Stored items
▼▼▼

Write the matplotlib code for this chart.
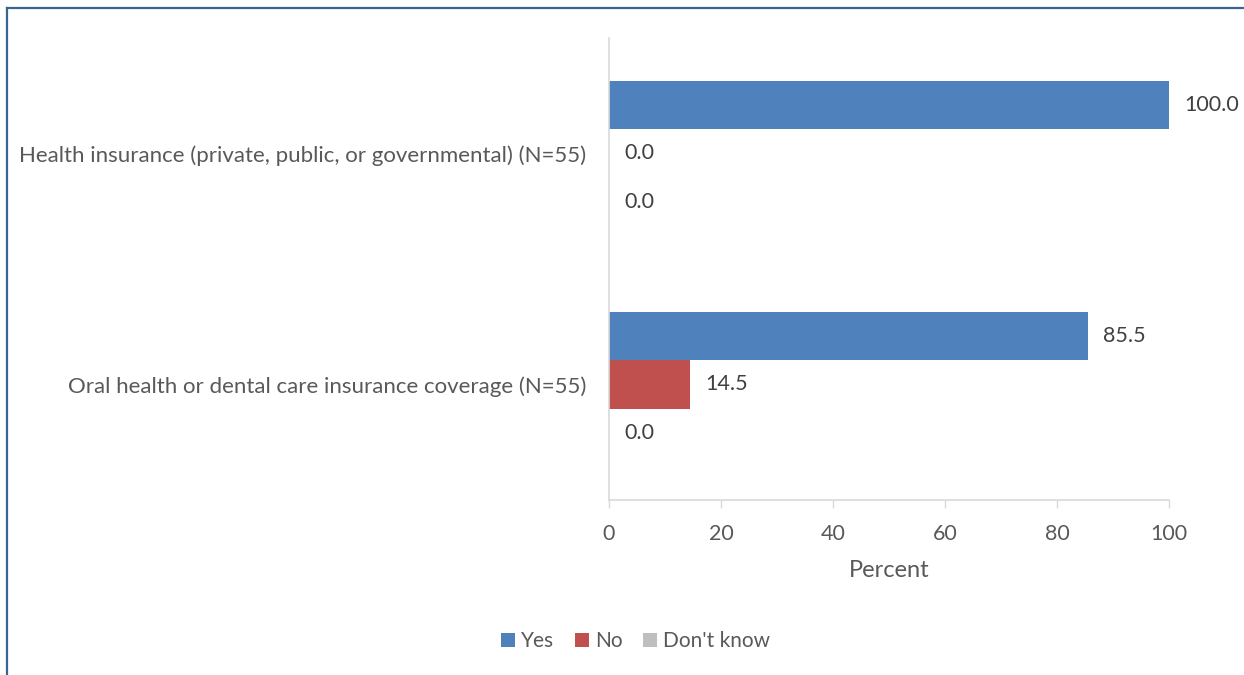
import matplotlib
matplotlib.use("Agg")
import matplotlib.pyplot as plt
from matplotlib.lines import Line2D
import numpy as np

plt.rcParams['font.family'] = ['Lato', 'DejaVu Sans']

# data
categories = ["Health insurance (private, public, or governmental) (N=55)",
              "Oral health or dental care insurance coverage (N=55)"]
series_names = ["Yes", "No", "Don't know"]
yes_vals = [100.0, 85.5]
no_vals = [0.0, 14.5]
dk_vals = [0.0, 0.0]
colors = ["#4F81BD", "#C0504D", "#BFBFBF"]
text_color = "#595959"
axis_color = "#D9D9D9"

fig = plt.figure(figsize=(12.44, 6.75), dpi=100)
ax = fig.add_axes([0.4896, 0.2593, 0.4502, 0.6844])

y = np.arange(len(categories))
h = 0.208
offsets = [-h, 0, h]
for vals, off, col, name in zip([yes_vals, no_vals, dk_vals], offsets, colors, series_names):
    bars = ax.barh(y + off, vals, height=h, color=col, label=name)
    for b, v in zip(bars, vals):
        ax.annotate(f"{v:.1f}", (b.get_width(), b.get_y() + b.get_height() / 2),
                    xytext=(11, 0), textcoords="offset points",
                    va="center", ha="left", fontsize=15.5, color="#404040")

ax.set_ylim(1.5, -0.5)
ax.set_xlim(0, 100)
ax.set_xticks([0, 20, 40, 60, 80, 100])
ax.set_yticks(y)
ax.set_yticklabels(categories)
ax.tick_params(axis='y', length=0, pad=16.5, labelsize=16, labelcolor=text_color)
ax.tick_params(axis='x', length=6, width=1, color=axis_color, pad=11,
               labelsize=15.5, labelcolor=text_color)
for s in ["top", "right"]:
    ax.spines[s].set_visible(False)
for s in ["left", "bottom"]:
    ax.spines[s].set_color(axis_color)
    ax.spines[s].set_linewidth(1.2)
ax.set_xlabel("Percent", fontsize=17, color=text_color, labelpad=12)

fig.legend(loc="center", bbox_to_anchor=(0.511, 0.05), ncol=3, frameon=False,
           fontsize=15, labelcolor=text_color, handlelength=0.65, handleheight=0.65,
           handletextpad=0.3, columnspacing=1.0)

# outer frame (left and top edges)
fig.add_artist(Line2D([6.5 / 1244, 6.5 / 1244], [0, 1 - 7.5 / 675],
                      transform=fig.transFigure, color="#3A6593", lw=1.6))
fig.add_artist(Line2D([6.5 / 1244, 1], [1 - 7.5 / 675, 1 - 7.5 / 675],
                      transform=fig.transFigure, color="#3A6593", lw=1.6))

fig.savefig("out.png", dpi=100)
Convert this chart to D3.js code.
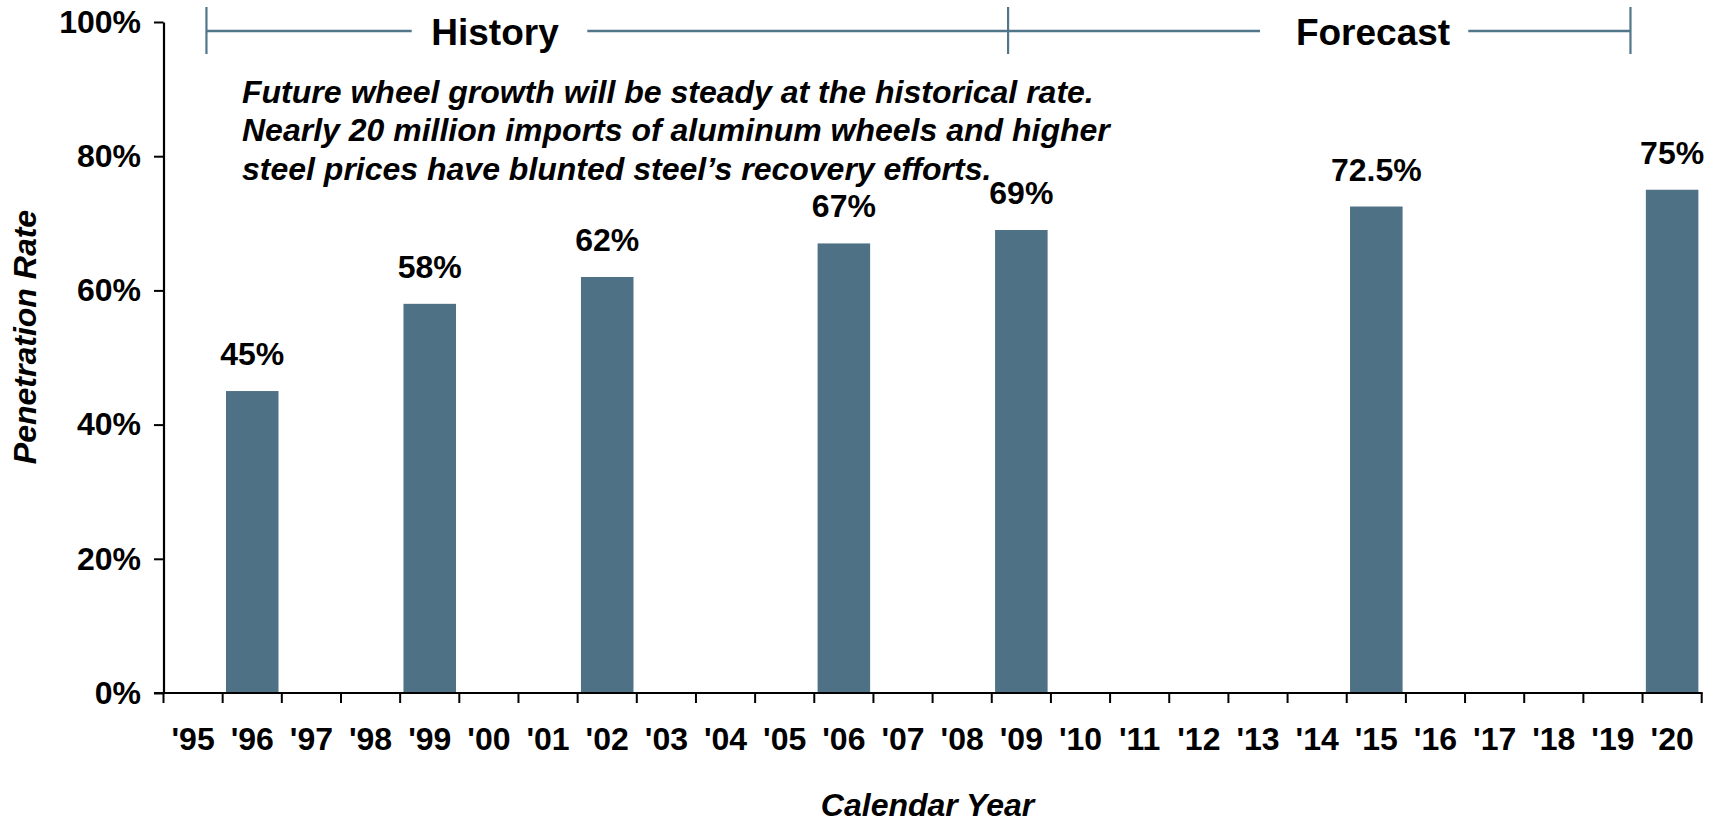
<!DOCTYPE html>
<html>
<head>
<meta charset="utf-8">
<script src="https://cdn.jsdelivr.net/npm/d3@7"></script>
<style>
  html, body { margin: 0; padding: 0; background: #fff; }
  svg { display: block; font-family: "Liberation Sans", Arial, sans-serif; }
</style>
</head>
<body>
<svg id="chart" width="1717" height="825"></svg>
<script>
// ---- data ----
const years = ["'95","'96","'97","'98","'99","'00","'01","'02","'03","'04","'05","'06","'07","'08","'09","'10","'11","'12","'13","'14","'15","'16","'17","'18","'19","'20"];
const barYears = ["'96","'99","'02","'06","'09","'15","'20"];
const barValues = [45, 58, 62, 67, 69, 72.5, 75];
const barLabels = ["45%","58%","62%","67%","69%","72.5%","75%"];
const yTicks = [0, 20, 40, 60, 80, 100];
const periods = ["History", "Forecast"];
const noteLines = [
  "Future wheel growth will be steady at the historical rate.",
  "Nearly 20 million imports of aluminum wheels and higher",
  "steel prices have blunted steel\u2019s recovery efforts."
];
const xTitle = "Calendar Year";
const yTitle = "Penetration Rate";

// ---- layout ----
(function () {
const svg = d3.select("#chart");
const mLeft = 163.5, mRight = 1701.7, mTop = 22, mBottom = 693;
const barColor = "#4e7185";
const bracketColor = "#527689";
const fs = 32;

const x = d3.scaleBand().domain(years).range([mLeft, mRight])
  .paddingInner(0.112).paddingOuter(0.056);
const y = d3.scaleLinear().domain([0, 100]).range([mBottom, mTop]);
const step = x.step();

// bars
svg.append("g").selectAll("rect")
  .data(barValues)
  .join("rect")
  .attr("x", (d, i) => x(barYears[i]))
  .attr("width", x.bandwidth())
  .attr("y", d => y(d))
  .attr("height", d => y(0) - y(d))
  .attr("fill", barColor);

// data labels
svg.append("g").selectAll("text")
  .data(barValues)
  .join("text")
  .attr("x", (d, i) => x(barYears[i]) + x.bandwidth() / 2)
  .attr("y", d => y(d) - 26)
  .attr("text-anchor", "middle")
  .attr("font-size", fs)
  .attr("font-weight", "bold")
  .attr("fill", "#000")
  .text((d, i) => barLabels[i]);

// y axis
const yAxis = d3.axisLeft(y)
  .tickValues(yTicks)
  .tickFormat(d => d + "%")
  .tickSize(9.5)
  .tickSizeOuter(0)
  .tickPadding(13);
const gy = svg.append("g").attr("transform", `translate(${mLeft},0)`).call(yAxis);
gy.select(".domain").attr("stroke", "#000").attr("stroke-width", 2.2);
gy.selectAll(".tick line").attr("stroke", "#000").attr("stroke-width", 2);
gy.selectAll(".tick text")
  .attr("font-size", fs).attr("font-weight", "bold").attr("fill", "#000")
  .attr("font-family", "'Liberation Sans', Arial, sans-serif");

// x axis baseline
svg.append("line")
  .attr("x1", mLeft - 9.5).attr("x2", mRight + 1)
  .attr("y1", y(0)).attr("y2", y(0))
  .attr("stroke", "#000").attr("stroke-width", 2.2);

// x boundary ticks
const bounds = d3.range(years.length + 1).map(i => mLeft + i * step);
svg.append("g").selectAll("line")
  .data(bounds)
  .join("line")
  .attr("x1", d => d).attr("x2", d => d)
  .attr("y1", y(0)).attr("y2", y(0) + 10)
  .attr("stroke", "#000").attr("stroke-width", 2);

// x labels
svg.append("g").selectAll("text")
  .data(years)
  .join("text")
  .attr("x", d => x(d) + x.bandwidth() / 2)
  .attr("y", y(0) + 57)
  .attr("text-anchor", "middle")
  .attr("font-size", fs)
  .attr("font-weight", "bold")
  .attr("fill", "#000")
  .text(d => d);

// axis titles
svg.append("text")
  .attr("x", (mLeft + mRight) / 2 - 5)
  .attr("y", 816)
  .attr("text-anchor", "middle")
  .attr("font-size", fs).attr("font-weight", "bold").attr("font-style", "italic")
  .text(xTitle);
svg.append("text")
  .attr("transform", "translate(36,337) rotate(-90)")
  .attr("text-anchor", "middle")
  .attr("font-size", fs).attr("font-weight", "bold").attr("font-style", "italic")
  .text(yTitle);

// history / forecast bracket
const bx0 = x("'95") + step * 0.67;
const bx1 = x("'09") + step * 0.22;
const bx2 = x("'19") + step * 0.74;
const by = 31;
const g = svg.append("g");
[bx0, bx1, bx2].forEach(bx => {
  g.append("line").attr("x1", bx).attr("x2", bx).attr("y1", 7).attr("y2", 54)
    .attr("stroke", bracketColor).attr("stroke-width", 2.2);
});
const segs = [[bx0, 411.7], [587.3, 1260], [1468.3, bx2]];
segs.forEach(s => {
  g.append("line").attr("x1", s[0]).attr("x2", s[1]).attr("y1", by).attr("y2", by)
    .attr("stroke", bracketColor).attr("stroke-width", 2.4);
});
g.append("text").attr("x", 495).attr("y", 45)
  .attr("text-anchor", "middle").attr("font-size", 37).attr("font-weight", "bold")
  .text(periods[0]);
g.append("text").attr("x", 1373).attr("y", 45)
  .attr("text-anchor", "middle").attr("font-size", 37).attr("font-weight", "bold")
  .text(periods[1]);

// note
svg.append("g").selectAll("text")
  .data(noteLines)
  .join("text")
  .attr("x", 242)
  .attr("y", (d, i) => 103 + i * 38.4)
  .attr("font-size", fs).attr("font-weight", "bold").attr("font-style", "italic")
  .text(d => d);
})();
</script>
</body>
</html>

▲▲▲

◆ STATED TASK: Emit the lines of the material exactly, from its first line to the line containing "plt.rcParams['font.family'] = ['Lato', 'DejaVu", inclusive; leave every picture out.

◆ THE ANSWER:
Write the matplotlib code for this chart.
import matplotlib
matplotlib.use("Agg")
import matplotlib.pyplot as plt
from matplotlib.lines import Line2D
import numpy as np

plt.rcParams['font.family'] = ['Lato', 'DejaVu Sans']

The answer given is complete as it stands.